Ragan Edmiston

Former NASA engineer Ragan Edmistion smiles for our television field camera, which he says his bigger than the camera he helped develop 50 years ago to show Apollo 11 astronauts walk on the moon.

RUSTON La. -- One more more look back at the Apollo 11 mission 50 years ago. This one through the lens -- you might say -- of another Hometown Patriot. Ragan Edmiston helped make sure we saw that incredible moment.

What if there was no TV camera to catch man's first step on the moon?

"Surely we're not going to go to the moon without television," Ragan remembers thinking as a Louisiana Tech engineering grad working in Houston for NASA.

But he says some at NASA wanted to scratch a TV camera off the mission because it would add more weight to the lunar module, and sap power. That's even though previous space missions used some basic onboard TV cameras to show America and the world what we could do.

"They were popular. The public really liked that. News coverage was fantastic," Ragan remembers.

So word came from the top at NASA that there would be a TV camera on the lunar module to capture that magical moment by astronaut Neil Armstrong. And Ragan was part of the team to make it happen.

"The phrase came about that the camera shouldn't be bigger than a breadbox," Ragan recalls.

And indeed, they developed a small television camera that could beam a grainy, black and white image back to earth.

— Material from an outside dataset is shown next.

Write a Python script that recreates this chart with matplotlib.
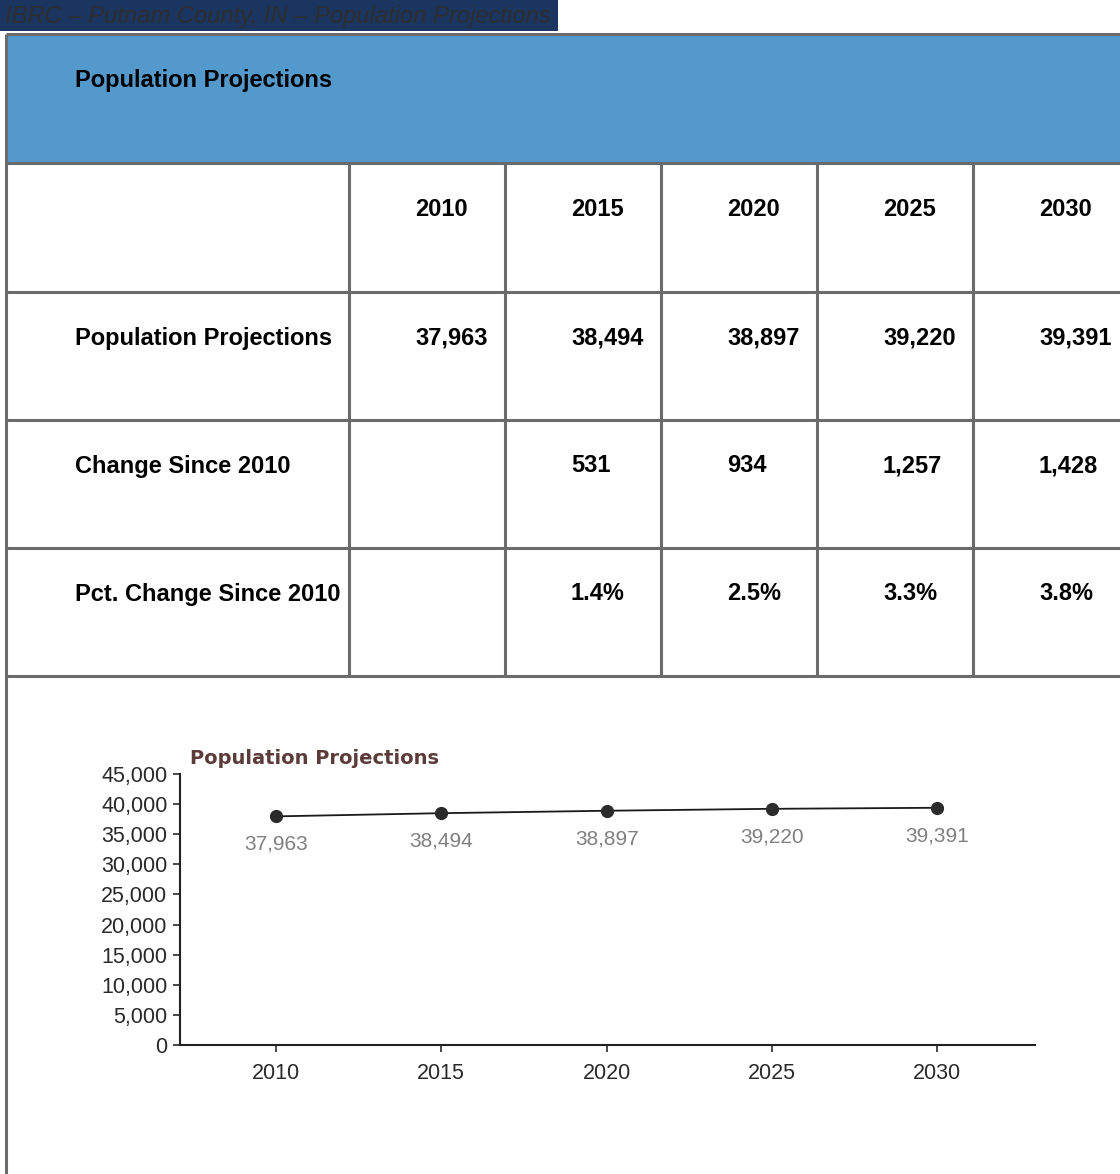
import numpy as np
import matplotlib
matplotlib.use("Agg")
from matplotlib import pyplot as plt
from matplotlib.patches import Rectangle

plt.rcParams['font.family'] = ['Liberation Sans', 'DejaVu Sans']

# table content
years = ['2010', '2015', '2020', '2025', '2030']
row_labels = ['Population Projections', 'Change Since 2010', 'Pct. Change Since 2010']
population = [37963, 38494, 38897, 39220, 39391]
change = ['', '531', '934', '1,257', '1,428']
pct_change = ['', '1.4%', '2.5%', '3.3%', '3.8%']
y_ticks = [0, 5000, 10000, 15000, 20000, 25000, 30000, 35000, 40000, 45000]

W, H = 1120, 1174
fig = plt.figure(figsize=(W / 100, H / 100), dpi=100)
fig.patch.set_facecolor('white')

# full-figure axes in pixel coords for the table
bg = fig.add_axes([0, 0, 1, 1])
bg.set_xlim(0, W)
bg.set_ylim(H, 0)
bg.axis('off')

line_c = '#6b6b6b'
lw = 2.2

# page title bar
bg.add_patch(Rectangle((0, 0), 558, 31, facecolor='#1b3561', edgecolor='none'))
bg.text(5, 17, 'IBRC – Putnam County, IN – Population Projections', fontsize=17.1,
        style='italic', color='#2e2e2e', va='center', ha='left')

# blue header row
bg.add_patch(Rectangle((7, 35), W - 7, 128, facecolor='#5499cb', edgecolor='none'))
bg.text(75, 80, 'Population Projections', fontsize=17, fontweight='bold', va='center')

col_x = [349, 505, 661, 817, 973]
row_y = [163, 292, 420, 548, 676]

# grid lines
bg.plot([6, 6], [34, H], color=line_c, lw=lw, solid_capstyle='butt')
bg.plot([6, W], [34, 34], color=line_c, lw=lw, solid_capstyle='butt')
for y in row_y:
    bg.plot([6, W], [y, y], color=line_c, lw=lw, solid_capstyle='butt')
for x in col_x:
    bg.plot([x, x], [163, 676], color=line_c, lw=lw, solid_capstyle='butt')

# cell text
pop_txt = ['{:,}'.format(v) for v in population]
rows = [years, pop_txt, change, pct_change]
for r, vals in enumerate(rows):
    yc = row_y[r] + 46
    if r > 0:
        bg.text(75, yc, row_labels[r - 1], fontsize=17, fontweight='bold', va='center')
    for c, v in enumerate(vals):
        bg.text(col_x[c] + 66, yc, v, fontsize=17, fontweight='bold', va='center')

# line chart
ax = fig.add_axes([180 / W, (H - 1045) / H, 855 / W, 271 / H])
xs = np.arange(len(years))
ax.plot(xs, population, color='#1a1a1a', lw=1.3, marker='o', ms=8.5,
        markerfacecolor='#2b2b2b', markeredgecolor='#2b2b2b', zorder=3)
for x, v in zip(xs, population):
    ax.annotate('{:,}'.format(v), (x, v), xytext=(0, -20), textcoords='offset points',
                ha='center', va='center', fontsize=15, color='#808080')
ax.set_xlim(-0.58, 4.59)
ax.set_ylim(0, 45000)
ax.set_xticks(xs)
ax.set_xticklabels(years)
ax.set_yticks(y_ticks)
ax.set_yticklabels(['{:,}'.format(v) for v in y_ticks])
ax.tick_params(labelsize=15.5, colors='#2a2a2a', length=5, width=1.2, pad=4)
ax.tick_params(axis='x', pad=8)
for s in ['top', 'right']:
    ax.spines[s].set_visible(False)
for s in ['left', 'bottom']:
    ax.spines[s].set_linewidth(1.5)
    ax.spines[s].set_color('#222222')
ax.set_facecolor('none')
fig.text(190 / W, 1 - 758 / H, 'Population Projections', fontsize=14, fontweight='bold',
         color='#5c3b3b', family='DejaVu Sans', va='center', ha='left')

fig.savefig('out.png', dpi=100)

When astronaut Neil Armstrong went outside the lunar lander, he pulled a d-ring to open a door where the camera was mounted. That opened the window for us all to see.

"At that time I didn't have any space to be awed," Ragan says, adding that he was too caught up in the technicalities of his system to enjoy the moment.

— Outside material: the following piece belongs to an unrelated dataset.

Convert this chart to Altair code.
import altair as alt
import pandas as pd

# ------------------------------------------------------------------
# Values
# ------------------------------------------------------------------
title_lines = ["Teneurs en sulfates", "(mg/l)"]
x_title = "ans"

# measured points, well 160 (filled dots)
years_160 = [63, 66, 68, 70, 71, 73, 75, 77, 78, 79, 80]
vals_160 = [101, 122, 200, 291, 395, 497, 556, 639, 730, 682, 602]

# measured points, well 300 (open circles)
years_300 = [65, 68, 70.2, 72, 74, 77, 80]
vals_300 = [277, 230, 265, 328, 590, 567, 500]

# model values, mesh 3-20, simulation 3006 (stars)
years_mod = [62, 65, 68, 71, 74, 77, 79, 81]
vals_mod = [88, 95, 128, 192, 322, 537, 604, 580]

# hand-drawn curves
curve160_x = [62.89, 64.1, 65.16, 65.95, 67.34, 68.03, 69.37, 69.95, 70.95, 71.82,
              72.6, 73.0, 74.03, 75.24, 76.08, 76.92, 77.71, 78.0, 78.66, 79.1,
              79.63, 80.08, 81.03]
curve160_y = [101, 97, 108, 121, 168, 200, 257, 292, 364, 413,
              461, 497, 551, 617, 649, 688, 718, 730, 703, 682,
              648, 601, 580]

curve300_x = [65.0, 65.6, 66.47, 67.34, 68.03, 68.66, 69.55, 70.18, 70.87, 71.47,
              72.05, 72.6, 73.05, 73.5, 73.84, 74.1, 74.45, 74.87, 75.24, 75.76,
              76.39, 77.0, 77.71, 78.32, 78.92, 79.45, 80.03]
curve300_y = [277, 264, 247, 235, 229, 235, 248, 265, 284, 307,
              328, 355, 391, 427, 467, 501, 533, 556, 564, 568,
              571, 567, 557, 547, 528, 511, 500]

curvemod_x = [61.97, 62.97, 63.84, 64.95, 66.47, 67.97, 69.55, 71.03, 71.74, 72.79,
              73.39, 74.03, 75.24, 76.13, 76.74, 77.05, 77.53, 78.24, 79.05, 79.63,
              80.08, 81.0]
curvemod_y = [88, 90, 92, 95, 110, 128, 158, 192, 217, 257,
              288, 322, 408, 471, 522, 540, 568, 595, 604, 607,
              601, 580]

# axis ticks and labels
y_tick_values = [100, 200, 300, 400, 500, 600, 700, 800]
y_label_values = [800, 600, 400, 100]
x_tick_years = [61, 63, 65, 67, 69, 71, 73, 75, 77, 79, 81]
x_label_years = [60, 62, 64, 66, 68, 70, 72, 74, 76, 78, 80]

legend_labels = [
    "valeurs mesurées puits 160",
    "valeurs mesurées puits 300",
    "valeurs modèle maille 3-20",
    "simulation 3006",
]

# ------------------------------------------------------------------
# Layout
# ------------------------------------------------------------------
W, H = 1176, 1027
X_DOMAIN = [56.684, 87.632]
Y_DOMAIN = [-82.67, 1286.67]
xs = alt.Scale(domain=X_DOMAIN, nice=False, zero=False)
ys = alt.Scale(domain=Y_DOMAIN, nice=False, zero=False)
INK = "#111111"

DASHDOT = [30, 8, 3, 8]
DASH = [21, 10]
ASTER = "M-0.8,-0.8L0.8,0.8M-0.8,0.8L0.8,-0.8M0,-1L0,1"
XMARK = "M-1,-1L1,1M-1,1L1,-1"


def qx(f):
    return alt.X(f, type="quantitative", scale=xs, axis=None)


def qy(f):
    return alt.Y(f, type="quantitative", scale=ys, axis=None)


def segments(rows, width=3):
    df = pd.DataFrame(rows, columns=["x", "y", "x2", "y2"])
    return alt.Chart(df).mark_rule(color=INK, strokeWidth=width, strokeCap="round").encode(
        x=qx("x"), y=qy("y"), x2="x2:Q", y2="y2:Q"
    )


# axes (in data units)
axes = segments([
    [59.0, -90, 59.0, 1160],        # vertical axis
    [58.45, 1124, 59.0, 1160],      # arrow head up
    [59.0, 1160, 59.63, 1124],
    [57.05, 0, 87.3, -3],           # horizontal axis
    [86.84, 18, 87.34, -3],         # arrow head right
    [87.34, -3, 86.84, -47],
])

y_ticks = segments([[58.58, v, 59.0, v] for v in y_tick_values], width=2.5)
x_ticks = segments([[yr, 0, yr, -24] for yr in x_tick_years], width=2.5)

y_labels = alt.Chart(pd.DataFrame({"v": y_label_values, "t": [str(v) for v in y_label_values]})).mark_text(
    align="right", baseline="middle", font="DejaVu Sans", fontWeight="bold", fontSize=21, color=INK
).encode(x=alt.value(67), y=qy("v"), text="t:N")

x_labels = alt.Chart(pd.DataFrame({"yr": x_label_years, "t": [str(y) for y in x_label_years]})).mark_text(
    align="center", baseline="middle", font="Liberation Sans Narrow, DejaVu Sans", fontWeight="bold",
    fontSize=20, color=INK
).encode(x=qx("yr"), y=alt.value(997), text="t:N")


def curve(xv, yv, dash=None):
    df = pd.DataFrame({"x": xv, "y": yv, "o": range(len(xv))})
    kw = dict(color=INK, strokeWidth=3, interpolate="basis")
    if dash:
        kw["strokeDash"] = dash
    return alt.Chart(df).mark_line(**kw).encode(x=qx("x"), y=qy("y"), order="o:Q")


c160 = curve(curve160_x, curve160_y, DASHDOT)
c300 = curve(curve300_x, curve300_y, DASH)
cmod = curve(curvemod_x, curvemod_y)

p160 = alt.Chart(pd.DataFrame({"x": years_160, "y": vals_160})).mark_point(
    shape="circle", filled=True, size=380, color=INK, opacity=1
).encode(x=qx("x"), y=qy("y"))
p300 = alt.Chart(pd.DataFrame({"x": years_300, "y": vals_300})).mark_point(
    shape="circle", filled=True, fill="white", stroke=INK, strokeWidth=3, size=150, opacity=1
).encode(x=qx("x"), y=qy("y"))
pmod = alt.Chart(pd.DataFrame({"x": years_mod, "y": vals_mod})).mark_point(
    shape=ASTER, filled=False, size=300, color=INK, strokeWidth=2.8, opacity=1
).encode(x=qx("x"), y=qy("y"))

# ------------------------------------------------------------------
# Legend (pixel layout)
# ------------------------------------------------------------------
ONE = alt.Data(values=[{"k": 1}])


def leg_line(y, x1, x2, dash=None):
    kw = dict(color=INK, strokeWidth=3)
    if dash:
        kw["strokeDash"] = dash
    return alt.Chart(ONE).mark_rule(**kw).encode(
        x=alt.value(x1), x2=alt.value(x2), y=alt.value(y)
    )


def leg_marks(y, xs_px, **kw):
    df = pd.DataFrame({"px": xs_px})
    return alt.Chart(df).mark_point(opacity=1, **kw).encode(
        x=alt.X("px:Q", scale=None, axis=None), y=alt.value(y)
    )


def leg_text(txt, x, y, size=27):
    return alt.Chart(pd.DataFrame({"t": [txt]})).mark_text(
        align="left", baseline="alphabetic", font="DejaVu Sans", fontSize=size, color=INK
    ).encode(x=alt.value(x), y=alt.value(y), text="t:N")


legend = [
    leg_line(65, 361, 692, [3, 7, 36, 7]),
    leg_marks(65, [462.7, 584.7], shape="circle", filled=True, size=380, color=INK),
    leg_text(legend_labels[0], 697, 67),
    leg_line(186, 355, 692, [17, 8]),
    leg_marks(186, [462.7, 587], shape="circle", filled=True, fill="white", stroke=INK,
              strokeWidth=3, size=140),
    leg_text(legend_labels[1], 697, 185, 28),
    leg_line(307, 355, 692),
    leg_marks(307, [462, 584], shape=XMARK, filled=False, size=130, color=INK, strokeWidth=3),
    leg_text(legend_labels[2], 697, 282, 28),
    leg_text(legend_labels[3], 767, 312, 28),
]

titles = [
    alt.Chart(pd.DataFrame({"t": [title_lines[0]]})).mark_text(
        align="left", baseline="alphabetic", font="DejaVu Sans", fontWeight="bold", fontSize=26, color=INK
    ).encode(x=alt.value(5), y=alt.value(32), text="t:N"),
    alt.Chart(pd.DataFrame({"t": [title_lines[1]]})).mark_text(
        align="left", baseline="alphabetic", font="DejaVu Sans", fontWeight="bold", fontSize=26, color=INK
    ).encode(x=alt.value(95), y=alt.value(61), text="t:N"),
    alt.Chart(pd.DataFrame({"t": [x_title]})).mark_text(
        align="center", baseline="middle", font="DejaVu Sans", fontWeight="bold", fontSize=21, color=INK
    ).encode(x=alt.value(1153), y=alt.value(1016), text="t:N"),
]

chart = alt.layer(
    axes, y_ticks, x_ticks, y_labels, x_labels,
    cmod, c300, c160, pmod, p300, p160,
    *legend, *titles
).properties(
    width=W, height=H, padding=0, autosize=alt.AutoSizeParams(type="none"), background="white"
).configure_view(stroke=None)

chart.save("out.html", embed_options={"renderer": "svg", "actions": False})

"I was just glad the camera came on. That it had power. And that it had a picture," he says. "My television camera is working good. And I'm thinking about that. (Armstrong's) going to take the camera and move it out on the tripod and let's see how that's going to be. And so when he put it out there it worked good. He didn't point it at the sun, which would've burned it out."

Sure, without the amazing "live" TV signal, we would've had the iconic snapshots from other cameras showing man on the moon for the first time. But that wouldn't be the same.

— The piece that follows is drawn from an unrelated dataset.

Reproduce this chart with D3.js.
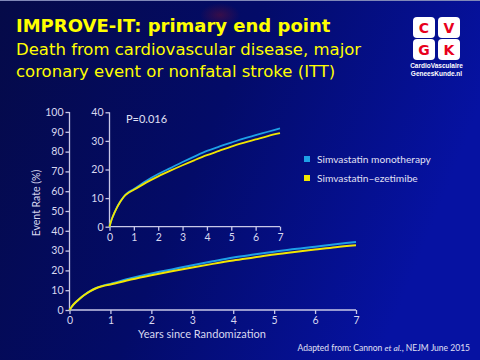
<!DOCTYPE html>
<html><head><meta charset="utf-8">
<script src="https://cdn.jsdelivr.net/npm/d3@7"></script>
<style>html,body{margin:0;padding:0;background:#000850;}svg{display:block;}</style>
</head><body>
<svg id="c" width="480" height="360"></svg>
<script>
// ---- data ----
const years = [0, 0.05, 0.1, 0.2, 0.3, 0.4, 0.5, 0.65, 0.8, 1, 1.5, 2, 2.5, 3, 3.5, 4, 4.5, 5, 5.5, 6, 6.5, 7];
const monotherapy = [0, 1.5, 2.8, 4.8, 6.7, 8.2, 9.5, 11.1, 12.2, 13.2, 16.0, 18.4, 20.5, 22.6, 24.6, 26.5, 28.0, 29.4, 30.8, 32.0, 33.2, 34.4];
const ezetimibe   = [0, 1.5, 2.8, 4.8, 6.6, 8.1, 9.4, 11.0, 12.0, 12.9, 15.4, 17.6, 19.6, 21.5, 23.3, 25.0, 26.5, 28.0, 29.3, 30.5, 31.7, 32.7];
const seriesNames = ["Simvastatin monotherapy", "Simvastatin\u2013ezetimibe"];
const xTicks = [0, 1, 2, 3, 4, 5, 6, 7];
const mainYTicks = [0, 10, 20, 30, 40, 50, 60, 70, 80, 90, 100];
const insetYTicks = [0, 10, 20, 30, 40];
const titleText = "IMPROVE-IT: primary end point";
const subtitleLines = ["Death from cardiovascular disease, major", "coronary event or nonfatal stroke (ITT)"];
const pValue = "P=0.016";

const colors = ["#1ea0e6", "#f2e600"];
const axisColor = "#c8c8e8";
const font = "Lato, 'Open Sans', sans-serif";

const svg = d3.select("#c");
const defs = svg.append("defs");
const g1 = defs.append("linearGradient").attr("id","bg").attr("x1","0").attr("y1","0").attr("x2","1").attr("y2","0.3");
g1.append("stop").attr("offset","0").attr("stop-color","#050a48");
g1.append("stop").attr("offset","0.5").attr("stop-color","#030b68");
g1.append("stop").attr("offset","1").attr("stop-color","#0612a2");
svg.append("rect").attr("width",480).attr("height",360).attr("fill","url(#bg)");
const rg = defs.append("radialGradient").attr("id","blob");
rg.append("stop").attr("offset","0").attr("stop-color","#6a1030").attr("stop-opacity",0.5);
rg.append("stop").attr("offset","1").attr("stop-color","#6a1030").attr("stop-opacity",0);
svg.append("ellipse").attr("cx",220).attr("cy",15).attr("rx",20).attr("ry",12).attr("fill","url(#blob)");
svg.append("line").attr("x1",0).attr("x2",480).attr("y1",0.5).attr("y2",0.5).attr("stroke","#8088b8").attr("stroke-width",1);

// titles
svg.append("text").attr("x",16).attr("y",32).attr("fill","#ffff00")
  .attr("font-family","'DejaVu Sans', Verdana, sans-serif").attr("font-weight","bold").attr("font-size",18).text(titleText);
subtitleLines.forEach((t,i)=>{
  svg.append("text").attr("x",16).attr("y",55+i*22).attr("fill","#ffff00")
    .attr("font-family","'DejaVu Sans', Verdana, sans-serif").attr("font-size",16.5).text(t);
});

// logo
const logo = svg.append("g");
const letters = [["C",413,17],["V",438,17],["G",413,39],["K",438,39]];
letters.forEach(([l,x,y])=>{
  logo.append("rect").attr("x",x).attr("y",y).attr("width",22).attr("height",21).attr("rx",4).attr("fill","#ffffff");
  logo.append("text").attr("x",x+11).attr("y",y+16).attr("text-anchor","middle").attr("fill","#e8001c")
    .attr("font-family","'DejaVu Sans', sans-serif").attr("font-weight","bold").attr("font-size",14).text(l);
});
logo.append("text").attr("x",436.5).attr("y",68).attr("text-anchor","middle").attr("fill","#fff")
  .attr("font-family","'Liberation Sans Narrow', 'Liberation Sans', sans-serif").attr("font-weight","bold").attr("font-size",6.5).text("CardioVasculaire");
logo.append("text").attr("x",436.5).attr("y",76).attr("text-anchor","middle").attr("fill","#fff")
  .attr("font-family","'Liberation Sans Narrow', 'Liberation Sans', sans-serif").attr("font-weight","bold").attr("font-size",6.5).text("GeneesKunde.nl");

function panel(x0,x1,y0,y1,yMax,yTicks,labelSize,strokeW,tickLabelDy){
  const x = d3.scaleLinear().domain([0,7]).range([x0,x1]);
  const y = d3.scaleLinear().domain([0,yMax]).range([y0,y1]);
  const gx = svg.append("g").attr("transform",`translate(0,${y0})`)
    .call(d3.axisBottom(x).tickValues(xTicks).tickSize(4).tickPadding(tickLabelDy).tickFormat(d3.format("d")));
  const gy = svg.append("g").attr("transform",`translate(${x0},0)`)
    .call(d3.axisLeft(y).tickValues(yTicks).tickSize(4).tickPadding(2).tickFormat(d3.format("d")));
  [gx,gy].forEach(g=>{
    g.select(".domain").attr("stroke",axisColor).attr("stroke-width",1.3);
    g.selectAll(".tick line").attr("stroke",axisColor).attr("stroke-width",1.3);
    g.selectAll(".tick text").attr("fill","#d8d8f0").attr("font-family",font).attr("font-size",labelSize);
  });
  gx.select(".domain").attr("d",`M${x0},0H${x1}`);
  gy.select(".domain").attr("d",`M0,${y0}V${y1}`);
  const line = d3.line().x((d,i)=>x(years[i])).y(d=>y(d)).curve(d3.curveMonotoneX);
  [monotherapy, ezetimibe].forEach((s,k)=>{
    svg.append("path").datum(s).attr("d",line).attr("fill","none").attr("stroke",colors[k]).attr("stroke-width",strokeW);
  });
  return {x,y};
}

// main chart
panel(69.5,356,310,112,100,mainYTicks,10.5,2,3);
// inset
panel(109.5,280,226.7,112.3,40,insetYTicks,10.5,1.8,3);

svg.append("text").attr("x",126).attr("y",123).attr("fill","#e0e0f4").attr("font-family",font).attr("font-size",11).text(pValue);

// axis titles
svg.append("text").attr("x",138).attr("y",338).attr("fill","#d8d8f0").attr("font-family",font).attr("font-size",11).text("Years since Randomization");
svg.append("text").attr("transform","translate(40,203) rotate(-90)").attr("text-anchor","middle").attr("fill","#d8d8f0")
  .attr("font-family",font).attr("font-size",10.5).text("Event Rate (%)");

// legend
seriesNames.forEach((n,i)=>{
  const yy = 159 + i*19;
  svg.append("rect").attr("x",304).attr("y",yy-3).attr("width",6).attr("height",6).attr("fill",colors[i]);
  svg.append("text").attr("x",317).attr("y",yy+3.5).attr("fill","#e0e0f4").attr("font-family",font).attr("font-size",10.2).text(n);
});

// footnote
const fn = svg.append("text").attr("x",470).attr("y",351).attr("text-anchor","end").attr("fill","#e0e0f4")
  .attr("font-family",font).attr("font-size",8.5);
fn.append("tspan").text("Adapted from: Cannon ");
fn.append("tspan").attr("font-style","italic").text("et al.");
fn.append("tspan").text(", NEJM June 2015");
</script>
</body></html>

"The mystery of what did that really look like on the moon with him and human beings walking around there would've never been realized in any of our minds until we saw that television," Ragan says.

Ragan stayed with NASA in Houston for nearly 40 years, continuing to develop better TV cameras for later Apollo missions, like those used to show a lunar liftoff, and a ride on the lunar rover.

Then came space shuttle missions where TV was critical for the astronauts to operate the robotic arm to deploy payloads into space.

Now Ragan can look back in awe.

"It sure looks different to me now. I'm kind of impressed with it," he says with a laugh.

Ragan retired back to his native Ruston. And at age 80, he stays busy as a volunteer for the Christian-based Adult and Teen Challenge, which helps people break the cycle of drug and alcohol abuse.